Which doesn’t mean there weren’t plenty of buzzed-about or buzz-worthy younger bands on display. Locally, Goner/Shattered featured Memphians the Boston Chinks and Jay Reatard, while Memphis acts River City Tanlines, Tearjerkers, Harlan T. Bobo, and Viva L’American Death Ray Music had official showcases Friday and Saturday night. On Sunday, local blogger Rachel Hurley curated an unofficial day party for Memphis indie-rock bands.
After leaving Austin last March as the most impressive Memphis act in town, River City Tanlines made a repeat bid at their showcase at Beerland late Friday night. Frontwoman par excellence Alicja Trout was in particularly ferocious form, hair flailing as she staggered through her fierce guitar solos as if they were windstorms threatening to knock her over.
But as splendid a presence as Trout was, comparing the Tanlines Friday night to other loud-fast bands at the festival — including the Reigning Sound — revealed that the band’s true weapon is their rhythm section of bassist Terrence “T-Money” Bishop and drummer John “Bubba” Bonds. Bishop and Bonds kept the Tanlines from descending into pure blaring noise whenever the band dove into hyperspeed. But the duo’s real value came through when the band slowed down a little, especially in the moments when Bishop’s loping, locomotive bass lines acted as the lead instrument. That the Reigning Sound is still the better band is only because Cartwright is a songcraft savant. But I didn’t see a rock band in Austin that motorvates quite like the Tanlines.
Among non-locals, the most buzzed-about new acts this year tended to be British (Lily Allen, Amy Winehouse, the Pipettes, the Young Knives), Scandinavian (Peter, Bjorn, and John) or from New York (Oakley Hall, Earl Greyhound). I sought out Allen and Winehouse, whose current albums (Alright, Still … and Back to Black, respectively) I really like, and I came away impressed at how well each performer holds up live.
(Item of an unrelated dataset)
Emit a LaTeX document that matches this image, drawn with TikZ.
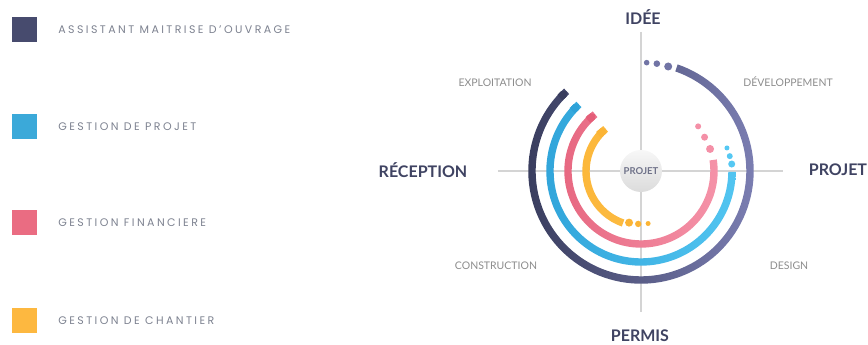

Fronting a guitar-free six-piece band (drums, bass, keyboards, trombone, trumpet, sax) that ably fleshed out the hip-hop, reggae, and, most impressively, New Orleans R&B accents on her debut album, Allen displayed the musical smarts and force of personality that make Alright, Still … (released in the U.S. in January) an early album-of-the-year candidate.
Her seven-song set mined Alright, Still … for sardonic British hit singles “LDN” and “Smile” and knockout album tracks such as “Knock ‘Em Out” and “Friday Night.” With her polished, melodic pop songs, smart but conversational lyrics, and Everygirl good looks, Allen would seem to have more American crossover appeal than Brit sensations past. Wednesday proved that she can transform her glorious studio pop into an utterly charming live show.
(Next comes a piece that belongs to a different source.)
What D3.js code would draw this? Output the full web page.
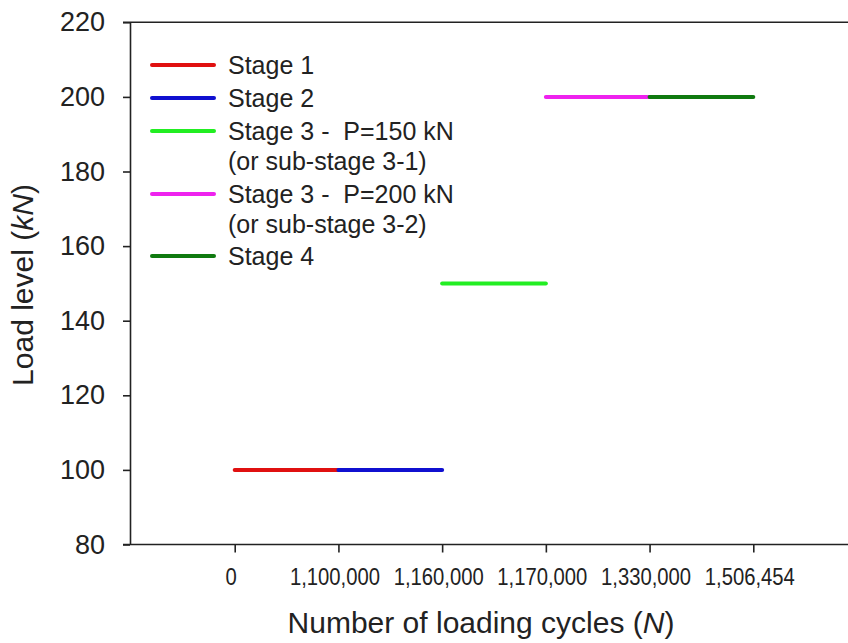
<!DOCTYPE html>
<html>
<head>
<meta charset="utf-8">
<script src="https://cdn.jsdelivr.net/npm/d3@7"></script>
<style>
  html, body { margin: 0; padding: 0; background: #fff; }
  svg { display: block; font-family: "Liberation Sans", Arial, sans-serif; }
</style>
</head>
<body>
<svg id="chart" width="848" height="643"></svg>
<script>
// ---- data ----
const cycleLabels = ["0", "1,100,000", "1,160,000", "1,170,000", "1,330,000", "1,506,454"];
const stageNames = ["Stage 1", "Stage 2", "Stage 3 -  P=150 kN", "Stage 3 -  P=200 kN", "Stage 4"];
const stageSubNames = ["", "", "(or sub-stage 3-1)", "(or sub-stage 3-2)", ""];
const stageStart = ["0", "1,100,000", "1,160,000", "1,170,000", "1,330,000"];
const stageEnd = ["1,100,000", "1,160,000", "1,170,000", "1,330,000", "1,506,454"];
const stageLoad = [100, 100, 150, 200, 200];
const stageColors = ["#e01010", "#1010d0", "#22ee22", "#ee22ee", "#107a10"];
const yTicks = [80, 100, 120, 140, 160, 180, 200, 220];

// ---- layout ----
const svg = d3.select("#chart");
const axisColor = "#222";
const x = d3.scalePoint().domain(cycleLabels).range([131, 857]).padding(1);
const y = d3.scaleLinear().domain([80, 220]).range([544.5, 22.3]);
const xAxisLeft = 123, xAxisRight = 848;

// top frame line
svg.append("line")
  .attr("x1", xAxisLeft).attr("x2", xAxisRight)
  .attr("y1", y(220)).attr("y2", y(220))
  .attr("stroke", axisColor).attr("stroke-width", 1.6);

// bottom axis
svg.append("line")
  .attr("x1", xAxisLeft).attr("x2", xAxisRight)
  .attr("y1", y(80)).attr("y2", y(80))
  .attr("stroke", axisColor).attr("stroke-width", 1.6);

const gx = svg.append("g")
  .attr("transform", `translate(0,${y(80)})`)
  .call(d3.axisBottom(x).tickSize(8).tickPadding(16).tickSizeOuter(0));
gx.select(".domain").remove();
gx.selectAll(".tick line").attr("stroke", axisColor).attr("stroke-width", 1.6);
gx.selectAll(".tick text")
  .attr("fill", "#222")
  .attr("font-size", 23)
  .attr("transform", "translate(-4,0) scale(0.88,1)");

// left axis
const gy = svg.append("g")
  .attr("transform", `translate(130,0)`)
  .call(d3.axisLeft(y).tickValues(yTicks).tickSize(7).tickPadding(18).tickSizeOuter(0));
gy.select(".domain").attr("stroke", axisColor).attr("stroke-width", 1.6);
gy.selectAll(".tick line").attr("stroke", axisColor).attr("stroke-width", 1.6);
gy.selectAll(".tick text").attr("fill", "#222").attr("font-size", 27);

// axis titles
const xTitle = svg.append("text")
  .attr("x", 481).attr("y", 633)
  .attr("text-anchor", "middle")
  .attr("font-size", 30)
  .attr("fill", "#222");
xTitle.append("tspan").text("Number of loading cycles (");
xTitle.append("tspan").attr("font-style", "italic").text("N");
xTitle.append("tspan").text(")");

const yTitle = svg.append("text")
  .attr("transform", "translate(33,285) rotate(-90)")
  .attr("text-anchor", "middle")
  .attr("font-size", 30)
  .attr("fill", "#222");
yTitle.append("tspan").text("Load level (");
yTitle.append("tspan").attr("font-style", "italic").text("kN");
yTitle.append("tspan").text(")");

// segments
const segs = stageNames.map((n, i) => ({
  start: stageStart[i], end: stageEnd[i], load: stageLoad[i], color: stageColors[i]
}));
svg.append("g").selectAll("line")
  .data(segs)
  .join("line")
  .attr("x1", d => x(d.start))
  .attr("x2", d => x(d.end))
  .attr("y1", d => y(d.load))
  .attr("y2", d => y(d.load))
  .attr("stroke", d => d.color)
  .attr("stroke-width", 4)
  .attr("stroke-linecap", "round");

// legend
const legendRows = [65, 98, 131, 194, 256];
const lg = svg.append("g");
stageNames.forEach((name, i) => {
  const ly = legendRows[i];
  lg.append("line")
    .attr("x1", 152).attr("x2", 214)
    .attr("y1", ly).attr("y2", ly)
    .attr("stroke", stageColors[i])
    .attr("stroke-width", 4)
    .attr("stroke-linecap", "round");
  lg.append("text")
    .attr("x", 228).attr("y", ly + 9)
    .attr("font-size", 25)
    .attr("fill", "#222")
    .style("white-space", "pre")
    .text(name);
  if (stageSubNames[i]) {
    lg.append("text")
      .attr("x", 228).attr("y", ly + 39)
      .attr("font-size", 25)
      .attr("fill", "#222")
      .text(stageSubNames[i]);
  }
});
</script>
</body>
</html>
Like Allen, Winehouse is getting tons of good press for an album that deserves it. Back to Black, released in the U.S. this month, is a classic soul/jazz approximation that hits the mark in every way — vocally, conceptually, and, most impressive, musically.
But, as with Allen, I wasn’t sure if this studio pop could really translate live. Which is why I was happy to catch Winehouse at a day party Friday without her full backing band. Armed with only an acoustic-guitar-wielding sidekick, Winehouse — a frankly scary-looking little thing whose current single opens with the kicker “They tried to make me go to rehab/I said, NO, NO, NO” — stepped to the microphone without Back to the Black‘s genius production to protect her and put those songs across naked, nothing but words, voice, and a bare melody. I left a believer.